This isn’t new news – just bits that I couldn’t post because of Apple’s NDA on the technologies behind the iPhone. I wrote the results a little while ago – but I wanted to put something up here for Google to find and help out other folks in case they run into the same issue.
When a distribution binary is created, it gets signed with provisioning profile that has some specific certificates embedded within it. The whole kit gets cryptographically signed, and that signature gets embedded within the application bundle. Buried inside your application, there *should* be a file named embedded.mobileprovision
. The file is a serialize plist with a bunch of certificate and signature information embedded within it. If your build settings are incorrect or otherwise screwed up (which was happening in my case), the signature process simply doesn’t create this file. The AppStore won’t even accept a binary without this file inside it and with the appropriate signatures.

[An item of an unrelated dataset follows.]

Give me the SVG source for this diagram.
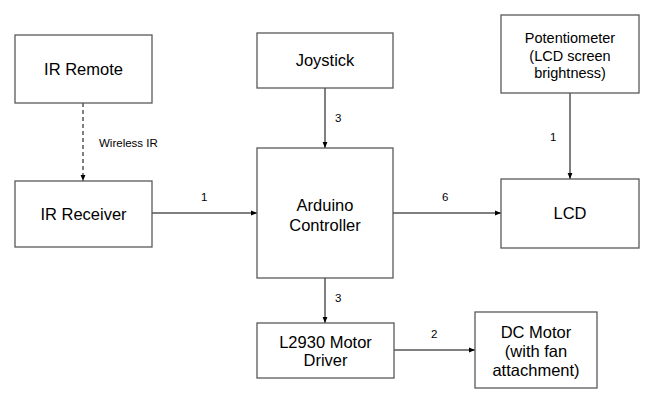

The specific problem was that I’d put in a target specific build setting some time in the past, and when I changed the project build settings according to the directions for distributing a binary, it was getting overwritten with the target specific settings that were incorrect. Instead of giving a warning or erring out when the provisioning file I was pointing to didn’t exist, it just continued on it’s merry way – the log looking for all the world like it was working just fine.
I’ve filed a bug against Xcode for it not warning about the incorrectly specified provisioning profile (radar 6095242).